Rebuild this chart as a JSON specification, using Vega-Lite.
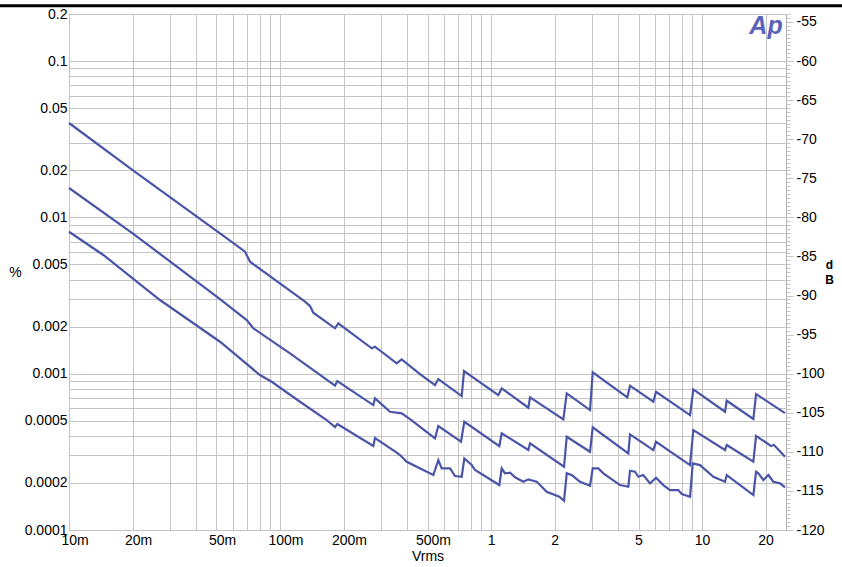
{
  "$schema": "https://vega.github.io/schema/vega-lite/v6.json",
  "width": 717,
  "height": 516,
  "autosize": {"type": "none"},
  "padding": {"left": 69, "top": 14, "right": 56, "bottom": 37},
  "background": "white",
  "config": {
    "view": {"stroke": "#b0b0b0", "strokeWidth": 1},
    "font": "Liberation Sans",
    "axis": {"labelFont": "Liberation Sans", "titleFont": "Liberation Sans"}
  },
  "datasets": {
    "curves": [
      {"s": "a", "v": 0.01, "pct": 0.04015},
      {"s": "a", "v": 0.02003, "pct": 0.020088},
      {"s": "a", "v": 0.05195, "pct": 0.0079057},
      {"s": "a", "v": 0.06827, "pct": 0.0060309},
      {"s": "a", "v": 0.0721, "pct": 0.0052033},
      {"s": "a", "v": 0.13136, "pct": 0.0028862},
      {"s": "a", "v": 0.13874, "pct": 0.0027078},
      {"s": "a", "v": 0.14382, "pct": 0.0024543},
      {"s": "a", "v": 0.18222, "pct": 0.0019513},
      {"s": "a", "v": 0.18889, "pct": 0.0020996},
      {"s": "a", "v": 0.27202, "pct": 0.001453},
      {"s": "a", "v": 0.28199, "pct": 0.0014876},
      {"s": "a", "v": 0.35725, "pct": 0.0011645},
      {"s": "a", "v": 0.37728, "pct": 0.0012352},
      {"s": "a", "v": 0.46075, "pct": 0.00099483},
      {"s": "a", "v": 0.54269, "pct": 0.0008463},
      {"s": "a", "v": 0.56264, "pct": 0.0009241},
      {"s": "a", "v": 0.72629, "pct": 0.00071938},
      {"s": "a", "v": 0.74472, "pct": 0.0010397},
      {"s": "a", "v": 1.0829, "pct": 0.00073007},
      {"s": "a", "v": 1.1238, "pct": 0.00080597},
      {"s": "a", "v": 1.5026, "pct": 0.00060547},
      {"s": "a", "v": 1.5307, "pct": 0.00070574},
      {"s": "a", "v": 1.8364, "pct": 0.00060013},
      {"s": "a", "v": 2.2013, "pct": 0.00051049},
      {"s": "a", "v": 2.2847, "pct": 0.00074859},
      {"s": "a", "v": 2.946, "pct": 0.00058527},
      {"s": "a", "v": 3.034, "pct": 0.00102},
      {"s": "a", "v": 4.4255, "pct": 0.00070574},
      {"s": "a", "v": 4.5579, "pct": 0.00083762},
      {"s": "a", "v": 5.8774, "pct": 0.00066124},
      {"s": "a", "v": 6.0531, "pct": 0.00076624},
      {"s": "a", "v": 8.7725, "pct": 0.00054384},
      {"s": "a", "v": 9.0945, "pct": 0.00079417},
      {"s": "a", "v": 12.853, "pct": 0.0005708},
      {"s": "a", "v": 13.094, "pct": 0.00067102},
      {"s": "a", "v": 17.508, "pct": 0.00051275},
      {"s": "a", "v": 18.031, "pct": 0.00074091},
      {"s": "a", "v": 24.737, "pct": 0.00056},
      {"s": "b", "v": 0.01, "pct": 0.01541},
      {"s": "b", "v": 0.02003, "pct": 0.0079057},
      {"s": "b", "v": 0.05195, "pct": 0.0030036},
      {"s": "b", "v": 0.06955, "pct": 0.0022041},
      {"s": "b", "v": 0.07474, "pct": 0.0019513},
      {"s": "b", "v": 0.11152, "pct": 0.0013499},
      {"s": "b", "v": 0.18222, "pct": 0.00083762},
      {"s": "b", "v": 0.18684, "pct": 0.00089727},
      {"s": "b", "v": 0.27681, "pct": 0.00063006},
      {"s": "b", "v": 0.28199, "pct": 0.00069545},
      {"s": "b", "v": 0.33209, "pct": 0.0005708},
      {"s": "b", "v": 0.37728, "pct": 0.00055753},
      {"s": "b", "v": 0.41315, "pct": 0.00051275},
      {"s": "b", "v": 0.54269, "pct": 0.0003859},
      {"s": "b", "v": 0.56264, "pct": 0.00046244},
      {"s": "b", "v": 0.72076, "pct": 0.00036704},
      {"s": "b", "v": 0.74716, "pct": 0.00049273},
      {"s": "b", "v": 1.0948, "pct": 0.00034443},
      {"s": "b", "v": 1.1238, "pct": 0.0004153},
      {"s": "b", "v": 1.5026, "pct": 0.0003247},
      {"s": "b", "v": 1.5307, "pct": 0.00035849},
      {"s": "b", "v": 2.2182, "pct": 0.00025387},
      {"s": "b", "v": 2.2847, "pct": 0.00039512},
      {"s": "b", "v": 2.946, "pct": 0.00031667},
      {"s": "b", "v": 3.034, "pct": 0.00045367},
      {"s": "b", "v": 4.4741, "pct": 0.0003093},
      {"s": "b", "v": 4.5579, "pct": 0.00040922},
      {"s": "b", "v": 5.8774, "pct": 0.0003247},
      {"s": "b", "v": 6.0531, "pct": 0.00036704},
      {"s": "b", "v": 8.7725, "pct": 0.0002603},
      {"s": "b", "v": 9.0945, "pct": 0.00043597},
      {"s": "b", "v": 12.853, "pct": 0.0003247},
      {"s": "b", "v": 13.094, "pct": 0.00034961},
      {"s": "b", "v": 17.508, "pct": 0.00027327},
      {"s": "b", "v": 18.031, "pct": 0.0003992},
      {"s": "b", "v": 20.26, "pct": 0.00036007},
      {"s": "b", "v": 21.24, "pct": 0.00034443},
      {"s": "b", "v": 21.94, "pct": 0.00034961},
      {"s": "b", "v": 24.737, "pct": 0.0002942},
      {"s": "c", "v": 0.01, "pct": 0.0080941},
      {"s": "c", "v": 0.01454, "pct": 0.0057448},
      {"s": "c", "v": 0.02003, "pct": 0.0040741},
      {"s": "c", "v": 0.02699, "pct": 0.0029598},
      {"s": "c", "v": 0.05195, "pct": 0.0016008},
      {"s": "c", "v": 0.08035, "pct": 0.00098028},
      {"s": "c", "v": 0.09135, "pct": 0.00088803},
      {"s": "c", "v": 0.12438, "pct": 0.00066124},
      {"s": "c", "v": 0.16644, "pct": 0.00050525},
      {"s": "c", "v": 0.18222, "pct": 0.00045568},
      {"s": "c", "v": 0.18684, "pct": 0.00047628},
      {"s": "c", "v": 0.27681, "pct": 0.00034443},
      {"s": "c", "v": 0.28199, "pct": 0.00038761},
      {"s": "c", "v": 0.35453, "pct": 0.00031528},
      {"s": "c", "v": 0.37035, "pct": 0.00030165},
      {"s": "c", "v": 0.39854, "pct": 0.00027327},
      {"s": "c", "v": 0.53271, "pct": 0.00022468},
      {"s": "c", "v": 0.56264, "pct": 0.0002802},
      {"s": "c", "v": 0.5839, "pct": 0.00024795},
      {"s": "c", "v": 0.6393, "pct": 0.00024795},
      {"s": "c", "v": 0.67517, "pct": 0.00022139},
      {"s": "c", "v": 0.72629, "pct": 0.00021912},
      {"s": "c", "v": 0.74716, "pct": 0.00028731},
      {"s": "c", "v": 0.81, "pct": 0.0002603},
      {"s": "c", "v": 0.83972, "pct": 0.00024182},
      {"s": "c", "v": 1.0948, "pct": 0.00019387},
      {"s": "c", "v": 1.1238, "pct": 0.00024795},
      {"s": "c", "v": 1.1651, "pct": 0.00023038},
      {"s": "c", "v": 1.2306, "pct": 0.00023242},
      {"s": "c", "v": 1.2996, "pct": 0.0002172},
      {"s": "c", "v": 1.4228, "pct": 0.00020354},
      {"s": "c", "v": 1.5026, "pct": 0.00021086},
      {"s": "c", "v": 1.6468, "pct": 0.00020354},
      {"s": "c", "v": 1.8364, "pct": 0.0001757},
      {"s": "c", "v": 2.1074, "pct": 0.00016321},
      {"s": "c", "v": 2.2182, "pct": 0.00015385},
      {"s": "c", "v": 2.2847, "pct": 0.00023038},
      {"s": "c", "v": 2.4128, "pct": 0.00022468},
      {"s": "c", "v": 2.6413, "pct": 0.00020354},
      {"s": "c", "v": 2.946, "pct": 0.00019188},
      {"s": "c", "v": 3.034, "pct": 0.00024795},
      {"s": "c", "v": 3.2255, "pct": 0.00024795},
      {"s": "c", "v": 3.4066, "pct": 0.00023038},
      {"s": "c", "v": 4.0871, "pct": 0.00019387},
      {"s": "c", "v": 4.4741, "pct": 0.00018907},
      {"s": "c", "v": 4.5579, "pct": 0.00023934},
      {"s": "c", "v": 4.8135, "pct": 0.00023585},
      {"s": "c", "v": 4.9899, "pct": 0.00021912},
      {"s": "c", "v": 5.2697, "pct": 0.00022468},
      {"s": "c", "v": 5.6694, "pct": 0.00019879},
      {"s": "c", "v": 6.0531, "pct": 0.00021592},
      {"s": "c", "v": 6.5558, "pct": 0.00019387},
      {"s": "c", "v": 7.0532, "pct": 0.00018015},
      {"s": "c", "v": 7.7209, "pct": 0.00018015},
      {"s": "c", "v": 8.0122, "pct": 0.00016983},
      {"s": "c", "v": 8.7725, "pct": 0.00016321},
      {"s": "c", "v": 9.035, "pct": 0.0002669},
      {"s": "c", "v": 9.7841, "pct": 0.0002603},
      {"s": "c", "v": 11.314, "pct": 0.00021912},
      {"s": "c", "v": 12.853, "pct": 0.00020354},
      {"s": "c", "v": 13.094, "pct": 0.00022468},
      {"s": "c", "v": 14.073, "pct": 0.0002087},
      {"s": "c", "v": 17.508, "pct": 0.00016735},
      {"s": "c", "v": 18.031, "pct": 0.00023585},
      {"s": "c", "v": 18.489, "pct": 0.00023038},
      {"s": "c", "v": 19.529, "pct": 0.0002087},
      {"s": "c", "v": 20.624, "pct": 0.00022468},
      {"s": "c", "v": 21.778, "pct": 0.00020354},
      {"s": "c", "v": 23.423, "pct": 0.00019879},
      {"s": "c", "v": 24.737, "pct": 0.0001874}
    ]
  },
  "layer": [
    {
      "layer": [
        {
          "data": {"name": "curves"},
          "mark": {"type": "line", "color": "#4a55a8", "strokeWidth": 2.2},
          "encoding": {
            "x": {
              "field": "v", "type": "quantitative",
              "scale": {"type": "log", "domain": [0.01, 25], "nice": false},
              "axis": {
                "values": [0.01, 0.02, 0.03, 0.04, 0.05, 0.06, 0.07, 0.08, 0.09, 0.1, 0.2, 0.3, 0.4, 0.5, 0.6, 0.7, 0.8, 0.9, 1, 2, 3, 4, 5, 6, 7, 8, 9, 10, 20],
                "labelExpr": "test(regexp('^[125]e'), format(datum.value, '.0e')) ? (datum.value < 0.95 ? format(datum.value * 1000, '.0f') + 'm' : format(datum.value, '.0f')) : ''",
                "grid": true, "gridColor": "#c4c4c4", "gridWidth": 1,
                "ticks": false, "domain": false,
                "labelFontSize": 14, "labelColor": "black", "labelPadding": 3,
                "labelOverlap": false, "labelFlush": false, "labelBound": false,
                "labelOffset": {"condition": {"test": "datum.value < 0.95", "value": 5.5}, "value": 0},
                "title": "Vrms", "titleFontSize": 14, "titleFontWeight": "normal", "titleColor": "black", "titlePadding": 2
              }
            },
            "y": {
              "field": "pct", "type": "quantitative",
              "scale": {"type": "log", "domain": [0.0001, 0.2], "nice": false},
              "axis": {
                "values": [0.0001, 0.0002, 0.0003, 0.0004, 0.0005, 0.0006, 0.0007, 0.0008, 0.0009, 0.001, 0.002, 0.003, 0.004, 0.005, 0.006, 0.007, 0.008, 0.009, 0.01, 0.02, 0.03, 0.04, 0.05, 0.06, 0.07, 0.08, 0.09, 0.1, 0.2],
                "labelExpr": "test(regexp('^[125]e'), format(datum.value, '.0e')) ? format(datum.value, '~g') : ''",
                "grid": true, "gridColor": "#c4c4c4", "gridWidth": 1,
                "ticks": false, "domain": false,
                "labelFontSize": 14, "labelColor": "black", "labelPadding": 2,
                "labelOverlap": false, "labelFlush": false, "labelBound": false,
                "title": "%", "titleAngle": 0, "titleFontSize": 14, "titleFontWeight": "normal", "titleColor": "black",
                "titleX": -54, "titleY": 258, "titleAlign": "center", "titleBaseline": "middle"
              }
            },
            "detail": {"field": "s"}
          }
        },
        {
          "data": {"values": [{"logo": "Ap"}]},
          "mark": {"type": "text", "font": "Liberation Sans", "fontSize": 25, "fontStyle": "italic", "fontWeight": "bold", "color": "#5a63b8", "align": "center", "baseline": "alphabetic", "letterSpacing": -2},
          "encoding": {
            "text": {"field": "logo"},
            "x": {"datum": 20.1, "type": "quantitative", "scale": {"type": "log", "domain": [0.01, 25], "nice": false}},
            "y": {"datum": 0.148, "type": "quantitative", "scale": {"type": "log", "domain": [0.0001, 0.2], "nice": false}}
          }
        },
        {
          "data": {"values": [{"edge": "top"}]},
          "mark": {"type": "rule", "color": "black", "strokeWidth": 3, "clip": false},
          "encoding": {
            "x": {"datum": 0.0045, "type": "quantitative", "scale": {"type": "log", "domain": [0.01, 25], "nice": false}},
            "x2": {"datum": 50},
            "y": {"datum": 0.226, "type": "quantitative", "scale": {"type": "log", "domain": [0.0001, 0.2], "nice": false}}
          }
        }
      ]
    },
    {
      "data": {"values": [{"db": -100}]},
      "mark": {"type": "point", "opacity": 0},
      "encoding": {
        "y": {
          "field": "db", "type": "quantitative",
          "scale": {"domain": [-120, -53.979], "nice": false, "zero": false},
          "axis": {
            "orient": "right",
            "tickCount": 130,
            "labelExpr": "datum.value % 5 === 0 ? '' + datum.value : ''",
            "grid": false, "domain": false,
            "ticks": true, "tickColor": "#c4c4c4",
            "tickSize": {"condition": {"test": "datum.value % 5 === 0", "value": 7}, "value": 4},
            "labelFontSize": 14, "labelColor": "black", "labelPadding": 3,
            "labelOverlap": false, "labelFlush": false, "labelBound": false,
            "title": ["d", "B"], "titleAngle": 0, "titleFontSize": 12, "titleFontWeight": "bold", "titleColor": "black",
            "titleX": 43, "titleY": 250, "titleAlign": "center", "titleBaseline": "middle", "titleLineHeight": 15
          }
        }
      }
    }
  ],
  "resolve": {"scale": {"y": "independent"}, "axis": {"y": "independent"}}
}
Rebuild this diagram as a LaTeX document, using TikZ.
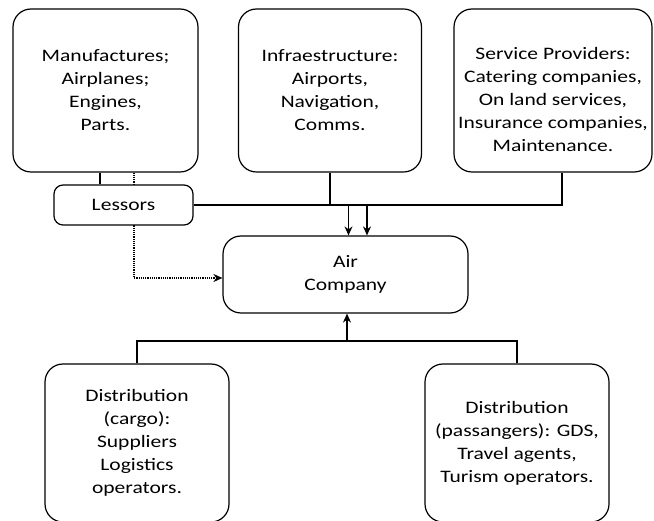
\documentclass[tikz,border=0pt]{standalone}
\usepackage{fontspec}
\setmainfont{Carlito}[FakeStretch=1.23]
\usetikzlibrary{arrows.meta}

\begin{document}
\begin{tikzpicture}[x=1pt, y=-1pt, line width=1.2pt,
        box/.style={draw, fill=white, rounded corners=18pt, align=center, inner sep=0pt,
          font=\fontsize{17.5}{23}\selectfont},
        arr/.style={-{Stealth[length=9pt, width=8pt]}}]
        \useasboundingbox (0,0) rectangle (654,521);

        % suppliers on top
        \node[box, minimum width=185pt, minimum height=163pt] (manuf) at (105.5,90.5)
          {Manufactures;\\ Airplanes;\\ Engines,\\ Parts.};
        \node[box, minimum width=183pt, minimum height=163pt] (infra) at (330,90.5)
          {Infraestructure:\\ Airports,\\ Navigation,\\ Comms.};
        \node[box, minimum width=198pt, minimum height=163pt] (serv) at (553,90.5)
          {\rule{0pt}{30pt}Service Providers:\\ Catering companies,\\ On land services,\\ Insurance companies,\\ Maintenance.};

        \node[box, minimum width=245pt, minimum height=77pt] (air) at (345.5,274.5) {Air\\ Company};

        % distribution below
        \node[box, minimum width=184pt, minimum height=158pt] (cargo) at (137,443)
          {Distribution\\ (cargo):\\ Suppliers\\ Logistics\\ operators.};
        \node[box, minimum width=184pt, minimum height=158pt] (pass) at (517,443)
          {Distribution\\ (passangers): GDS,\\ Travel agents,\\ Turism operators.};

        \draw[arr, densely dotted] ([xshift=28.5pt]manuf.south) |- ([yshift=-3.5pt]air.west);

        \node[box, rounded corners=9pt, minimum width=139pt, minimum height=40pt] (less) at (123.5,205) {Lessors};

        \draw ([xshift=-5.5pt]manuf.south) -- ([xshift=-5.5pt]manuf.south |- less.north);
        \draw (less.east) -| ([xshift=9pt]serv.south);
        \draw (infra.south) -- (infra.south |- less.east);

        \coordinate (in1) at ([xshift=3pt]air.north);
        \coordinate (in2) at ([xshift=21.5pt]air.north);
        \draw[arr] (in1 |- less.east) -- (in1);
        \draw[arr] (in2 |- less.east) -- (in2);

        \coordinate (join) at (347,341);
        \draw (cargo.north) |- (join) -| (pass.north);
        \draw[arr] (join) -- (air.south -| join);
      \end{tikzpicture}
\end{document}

........

Each line that contains the string "Rebuild" counts once; report how many such lines the entries have, giving only the number.

2